26 de outubro de 2010

noite de hotel

"Primavera Eterna", Auguste Rodin
Era ainda madrugada alta. Ela dormia de lado, abraçada às costas dele. Não fazia frio, por isso os dois precisaram apenas de um lençol fino para cobri-los. Além do mais, ele havia ligado o ar-condicionado antes de se deitar. Naquele momento, ela suava muito, mas não porque estivesse com calor. Era um suór frio, quase pegajoso, que tomava conta de seu corpo sempre que ela tinha uma noite agitada, povoada por sonhos vívidos. Ela se mexeu um pouco na cama grande do hotel, enroscando-se mais ainda a ele. Na manhã seguinte, logo após o café, iriam embora. Ela, de volta à realidade vazia e tediosa do dia a dia, ele, no sentido contrário, para a sua vida organizada e, até onde ela sabia, plena. Portanto, era preciso aproveitar cada minuto do dia e da noite, respirar junto com ele, velar seu sono, sentir o cheiro que sua nuca e a massa farta de cabelos pretos exalavam. A noite que antecedia a despedida era sempre a noite em que ela suava em bicas, tinha muitos sonhos e, invariavelmente, não dormia bem.

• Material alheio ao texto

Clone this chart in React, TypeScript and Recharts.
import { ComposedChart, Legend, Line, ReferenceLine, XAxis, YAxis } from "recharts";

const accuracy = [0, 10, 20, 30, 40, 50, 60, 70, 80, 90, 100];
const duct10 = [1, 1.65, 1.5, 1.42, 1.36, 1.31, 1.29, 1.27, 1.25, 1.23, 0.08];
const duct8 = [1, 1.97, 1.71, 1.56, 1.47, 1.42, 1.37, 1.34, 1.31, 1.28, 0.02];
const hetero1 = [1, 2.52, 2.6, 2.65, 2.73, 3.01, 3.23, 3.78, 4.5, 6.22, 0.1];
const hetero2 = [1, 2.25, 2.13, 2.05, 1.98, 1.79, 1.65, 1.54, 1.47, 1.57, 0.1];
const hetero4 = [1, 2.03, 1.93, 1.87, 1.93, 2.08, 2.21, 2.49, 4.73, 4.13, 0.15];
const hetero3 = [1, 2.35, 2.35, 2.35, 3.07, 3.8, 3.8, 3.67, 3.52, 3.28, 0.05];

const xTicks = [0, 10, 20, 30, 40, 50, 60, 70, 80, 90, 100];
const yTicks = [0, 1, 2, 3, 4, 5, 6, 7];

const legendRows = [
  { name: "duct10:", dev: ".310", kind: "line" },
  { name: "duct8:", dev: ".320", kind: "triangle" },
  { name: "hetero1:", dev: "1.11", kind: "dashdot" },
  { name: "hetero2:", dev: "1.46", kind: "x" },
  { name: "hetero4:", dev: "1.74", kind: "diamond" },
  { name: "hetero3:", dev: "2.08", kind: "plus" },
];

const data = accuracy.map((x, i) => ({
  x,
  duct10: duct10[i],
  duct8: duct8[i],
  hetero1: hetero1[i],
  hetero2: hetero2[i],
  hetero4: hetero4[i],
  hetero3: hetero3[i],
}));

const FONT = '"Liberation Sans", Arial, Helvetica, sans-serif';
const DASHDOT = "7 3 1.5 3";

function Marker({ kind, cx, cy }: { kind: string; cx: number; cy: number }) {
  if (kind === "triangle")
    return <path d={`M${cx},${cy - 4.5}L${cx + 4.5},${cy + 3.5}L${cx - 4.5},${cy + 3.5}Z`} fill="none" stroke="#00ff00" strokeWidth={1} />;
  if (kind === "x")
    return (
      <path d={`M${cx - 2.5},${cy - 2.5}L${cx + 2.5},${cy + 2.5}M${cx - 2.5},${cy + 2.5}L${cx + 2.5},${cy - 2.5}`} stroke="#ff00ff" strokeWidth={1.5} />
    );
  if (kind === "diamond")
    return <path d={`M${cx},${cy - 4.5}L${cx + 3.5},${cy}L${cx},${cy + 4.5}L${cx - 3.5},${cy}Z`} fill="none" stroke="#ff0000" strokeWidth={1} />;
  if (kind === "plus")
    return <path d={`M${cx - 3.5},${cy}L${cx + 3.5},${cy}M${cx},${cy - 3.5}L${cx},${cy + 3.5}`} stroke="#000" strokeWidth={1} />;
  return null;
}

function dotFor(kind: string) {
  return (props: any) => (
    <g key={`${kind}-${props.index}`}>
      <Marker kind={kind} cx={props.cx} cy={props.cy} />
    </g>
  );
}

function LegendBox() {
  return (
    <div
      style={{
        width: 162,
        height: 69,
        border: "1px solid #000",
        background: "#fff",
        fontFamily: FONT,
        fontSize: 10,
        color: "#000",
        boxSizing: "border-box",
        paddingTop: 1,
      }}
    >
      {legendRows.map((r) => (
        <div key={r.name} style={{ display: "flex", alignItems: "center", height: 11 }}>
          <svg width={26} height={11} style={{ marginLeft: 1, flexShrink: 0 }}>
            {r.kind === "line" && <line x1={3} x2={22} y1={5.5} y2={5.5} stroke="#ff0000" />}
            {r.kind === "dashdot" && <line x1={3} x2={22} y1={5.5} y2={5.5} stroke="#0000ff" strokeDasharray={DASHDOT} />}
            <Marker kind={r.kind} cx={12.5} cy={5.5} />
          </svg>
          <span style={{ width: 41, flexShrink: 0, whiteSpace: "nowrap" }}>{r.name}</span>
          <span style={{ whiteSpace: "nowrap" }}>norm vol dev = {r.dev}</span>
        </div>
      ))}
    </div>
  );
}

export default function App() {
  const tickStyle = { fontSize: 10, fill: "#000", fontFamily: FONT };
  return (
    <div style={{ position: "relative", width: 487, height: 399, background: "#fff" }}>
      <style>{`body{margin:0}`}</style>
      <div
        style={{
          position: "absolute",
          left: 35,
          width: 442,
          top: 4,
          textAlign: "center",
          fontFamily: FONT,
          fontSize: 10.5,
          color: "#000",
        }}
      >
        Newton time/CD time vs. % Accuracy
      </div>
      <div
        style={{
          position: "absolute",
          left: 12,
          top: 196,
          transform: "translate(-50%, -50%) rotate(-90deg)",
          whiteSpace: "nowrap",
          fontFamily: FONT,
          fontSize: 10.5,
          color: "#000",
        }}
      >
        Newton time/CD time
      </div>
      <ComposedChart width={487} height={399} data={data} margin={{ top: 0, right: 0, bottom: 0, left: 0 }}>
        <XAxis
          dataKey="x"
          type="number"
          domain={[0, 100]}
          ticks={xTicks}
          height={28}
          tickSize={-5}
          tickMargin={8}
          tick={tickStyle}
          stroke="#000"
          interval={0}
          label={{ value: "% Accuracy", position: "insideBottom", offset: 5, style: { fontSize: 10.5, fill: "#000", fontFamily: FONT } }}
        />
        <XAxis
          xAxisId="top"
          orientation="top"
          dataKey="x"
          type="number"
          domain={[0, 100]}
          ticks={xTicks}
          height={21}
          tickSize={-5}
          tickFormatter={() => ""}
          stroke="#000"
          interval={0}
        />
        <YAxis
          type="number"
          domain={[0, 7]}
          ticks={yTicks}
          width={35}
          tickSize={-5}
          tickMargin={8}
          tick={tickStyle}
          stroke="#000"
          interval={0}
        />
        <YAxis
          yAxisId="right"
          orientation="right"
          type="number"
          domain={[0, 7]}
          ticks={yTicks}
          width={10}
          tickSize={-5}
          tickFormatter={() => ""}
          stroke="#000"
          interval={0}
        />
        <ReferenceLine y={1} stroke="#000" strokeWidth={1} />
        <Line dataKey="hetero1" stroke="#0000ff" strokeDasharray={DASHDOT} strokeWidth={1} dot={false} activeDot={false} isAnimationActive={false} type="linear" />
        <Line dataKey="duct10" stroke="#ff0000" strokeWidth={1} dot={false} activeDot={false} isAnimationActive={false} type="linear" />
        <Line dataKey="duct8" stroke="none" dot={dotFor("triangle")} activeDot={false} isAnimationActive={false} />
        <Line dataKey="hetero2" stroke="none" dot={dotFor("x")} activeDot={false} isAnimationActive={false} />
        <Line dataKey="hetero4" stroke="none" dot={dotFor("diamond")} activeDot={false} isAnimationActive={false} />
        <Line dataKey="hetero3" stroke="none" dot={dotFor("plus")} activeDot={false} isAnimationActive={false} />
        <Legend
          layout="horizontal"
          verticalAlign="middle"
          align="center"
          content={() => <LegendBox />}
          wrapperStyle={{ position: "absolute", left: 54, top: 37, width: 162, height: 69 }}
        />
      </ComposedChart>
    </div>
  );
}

Ele ressonava ao seu lado. Fazia um arrulhar indefectível de pombos no telhado, um barulho que a acalmava e embalava. Ela encostava a cabeça bem próxima da dele, para absorver aquele som. Quando não estivessem mais juntos, sua memória resgataria a cena por inteiro, o arrulhar do sono dele, os aromas do corpo em repouso, o jeito de ele segurar o travesseiro com um braço e dormir de lado, sobre ele. Ela ansiava por passar a noite acariciando-o, mexendo em seus cabelos, segurando-lhe as mãos grandes e calosas. Mas não podia. O sono dele era bastante leve e, além do mais, ele não era o tipo de homem que gostasse de ser acariciado enquanto dormia. Era mais prático que ela, talvez não se entregasse tão sem reservas ou, simplesmente, talvez estivesse com sono e precisasse dormir, para estar descansado para a viagem no dia seguinte. Então, muito de leve, ela tocava em seu braço, às vezes na linha das costas musculosas e, atenciosa, verificava se seus pés estavam cobertos.

Então ele mudou de posição na cama e deu um suspiro longo. Ela fechou os olhos, para que ele não visse que estivera acordada, olhando para ele, absorvendo cada detalhe dele. Levantou-se. Era algo que ele sempre fazia, levantar no meio da madrugada, ir ao banheiro e tomar um copo d'água gelada. Em quartos de hotel, existe uma ilusão de intimidade como em nenhum outro lugar do mundo. O frigobar é ao lado da cama, o banheiro fica a poucos passos do armário, a cadeira com roupas dobradas e penduradas perto da porta, a mesa com a bolsa dela e a carteira dele, juntos, enfim, o espaço confinado levava a crer numa sincronia perfeita, numa intimidade pela qual ela ansiava como nada mais no mundo.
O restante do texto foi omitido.